El día que murió el silencio (II)

El día que murió el silencio, las calles cobraron vida, las multitudes sembraron  felicidad,  el trabajador cuestionó la falta de derechos, las mujeres salieron en busca de oportunidades políticas, económicas y sociales. Tuvieron voz y voto.

Millones de niños por primera vez en su nobel vida pudieron acceder a una educación y, por ende, conocer  una percepción diferente de ésta sensible realidad. Una realidad que –aún– en estos últimos 10 años viola las grandes Convenciones y Protocolos Internacionales para combatir todo tipo de sufrimiento que vaya en contra de la dignidad  humana.

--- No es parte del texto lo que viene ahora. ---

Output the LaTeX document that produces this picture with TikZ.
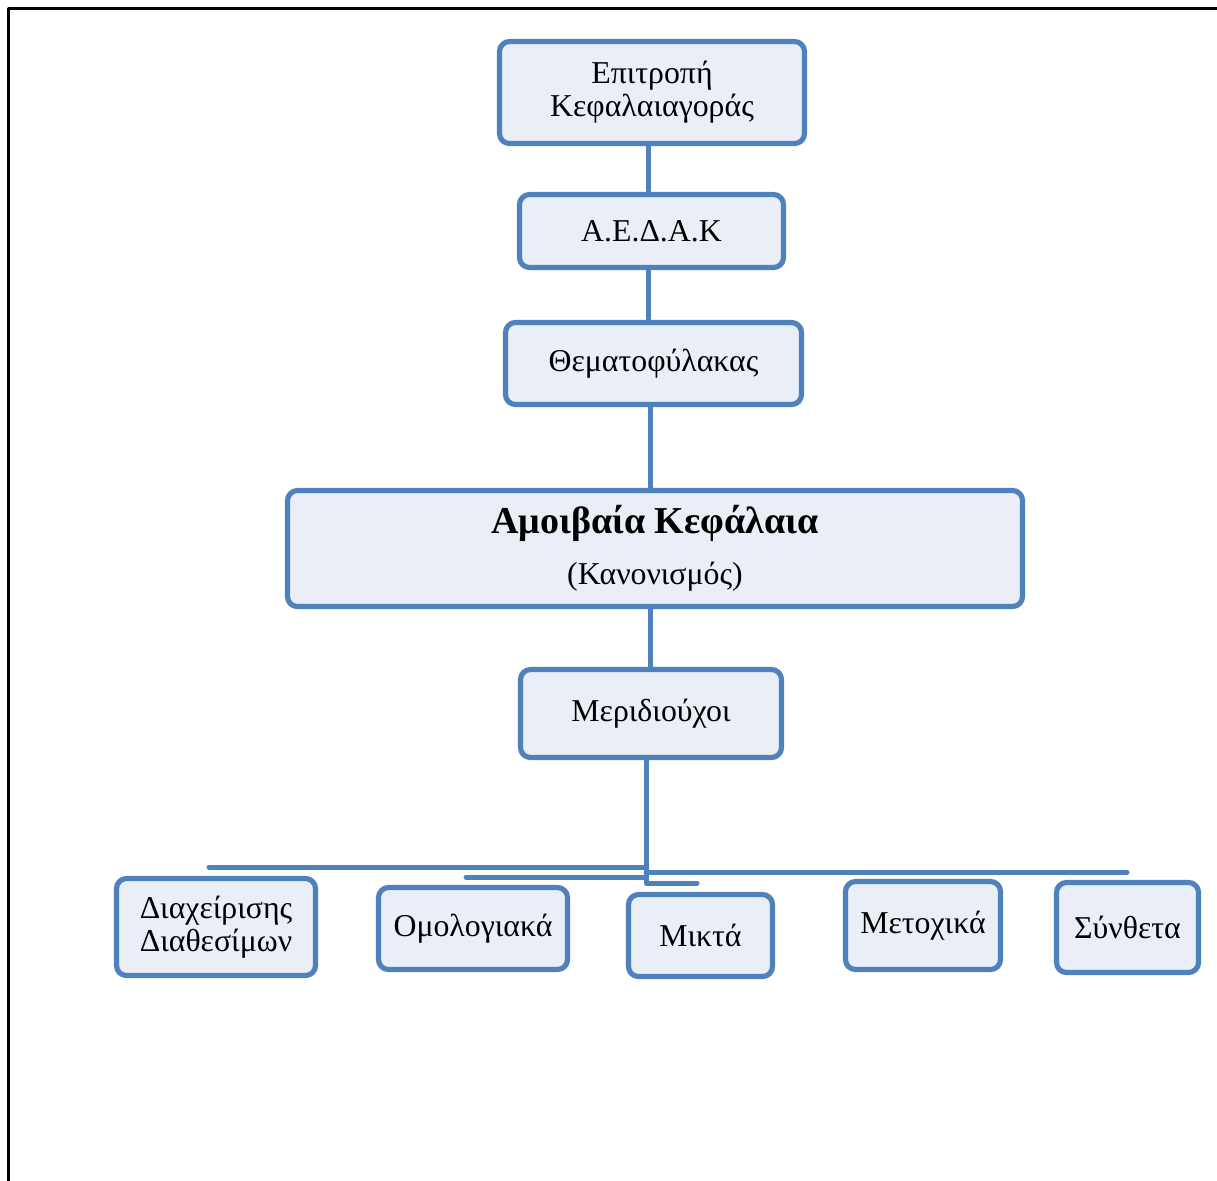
\documentclass[tikz,border=0pt]{standalone}
\usepackage{fontspec}
\setmainfont{Liberation Serif}
\definecolor{boxline}{RGB}{79,129,189}
\definecolor{boxfill}{RGB}{234,239,247}
\begin{document}
\begin{tikzpicture}[x=0.5pt, y=-0.5pt, line join=round, line cap=round,
	box/.style={draw=boxline, fill=boxfill, line width=2.6pt, rounded corners=5pt, align=center, inner sep=0pt, font=\fontsize{15.9}{16.5}\selectfont},
	link/.style={draw=boxline, line width=2.5pt}]
	\useasboundingbox (0,0) rectangle (1217,1180);
	\draw[line width=1.5pt, line cap=butt] (8,1190)--(8,8)--(1230,8);
	% chain
	\node[box, minimum width=152.5pt, minimum height=51pt] (epit) at (652,92.5) {Επιτροπή\\Κεφαλαιαγοράς};
	\node[box, minimum width=132pt, minimum height=36.5pt] (aedak) at (651.5,231) {Α.Ε.Δ.Α.Κ};
	\node[box, minimum width=148pt, minimum height=41pt] (themat) at (653.5,363.5) {Θεματοφύλακας};
	\node[box, minimum width=367.5pt, minimum height=58pt] (amoib) at (655,548.5) {{\fontsize{19}{20}\selectfont\bfseries Αμοιβαία Κεφάλαια}\\[9pt]\relax(Κανονισμός)};
	\node[box, minimum width=130.5pt, minimum height=44pt] (merid) at (651,713.5) {Μεριδιούχοι};
	% funds
	\node[box, minimum width=99.5pt, minimum height=48.5pt] (diax) at (216,927) {Διαχείρισης\\Διαθεσίμων};
	\node[box, minimum width=94.5pt, minimum height=41pt] (omol) at (473,928.5) {Ομολογιακά};
	\node[box, minimum width=72pt, minimum height=41pt] (mikta) at (700.5,935.5) {Μικτά};
	\node[box, minimum width=77.5pt, minimum height=44pt] (metox) at (923,925.5) {Μετοχικά};
	\node[box, minimum width=71pt, minimum height=45pt] (synth) at (1127.5,927.5) {Σύνθετα};
	\coordinate (spine) at (648,0);
	\draw[link] (spine |- epit.south)--(spine |- aedak.north);
	\draw[link] (spine |- aedak.south)--(spine |- themat.north);
	\draw[link] ([xshift=1pt]spine |- themat.south)--([xshift=1pt]spine |- amoib.north);
	\draw[link] ([xshift=1pt]spine |- amoib.south)--([xshift=1pt]spine |- merid.north);
	% bus
	\coordinate (hub) at (646,883);
	\coordinate (busL) at (209,867);
	\coordinate (busO) at (466,877);
	\coordinate (busR) at (1127,872);
	\coordinate (busM) at (697,883);
	\draw[link] (hub |- merid.south)--(hub)--(busM);
	\draw[link] (busL)--(busL -| hub);
	\draw[link] (busO)--(busO -| hub);
	\draw[link] (hub |- busR)--(busR);
\end{tikzpicture}
\end{document}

Somos lo que somos, y muchos dejaron de ser algo en aquella apoteótica  búsqueda de oportunidades dentro de otras soberanías. Miles de ciudadanos tuvieron que ahogar su llanto en medio de la triste soledad que embarga sus vidas al salir de sus países. Su tenacidad, sus virtudes y la esperanza de volver a ver a los suyos, hizo de ellos, un ejemplo vivo de lucha pacífica en un contexto internacional, al que equiparo como el de “David contra Goliat”.

Dicho esto, muchos gobiernos europeos (en el que incluyo a España) generaron muchas críticas en relación al trato que recibían los inmigrantes. Muchos de ellos, tienen que vivir día a día escondidos y privados de su libertad social, cultural y económica. Cientos de inmigrantes durmieron días, semanas y meses en cárceles, llamados «Centro de Internamiento de Extranjeros», y llegaron allí solo por ser extranjeros sin residencia. Solo una falta administrativa. Ante estas situaciones carentes de sensibilidad y apoyo jurídico de la verdad, gobiernos latinoamericanos no supieron poner fin a pasajes tan oscuros en contra de los Derechos Humanos.

En pocas palabras, el inmigrante lleva un brazalete de indiferencia por parte muchos gobiernos y de aquellos países que un buen día nos recibieron con los brazos abiertos. Triste realidad que sufren muchos ciudadanos.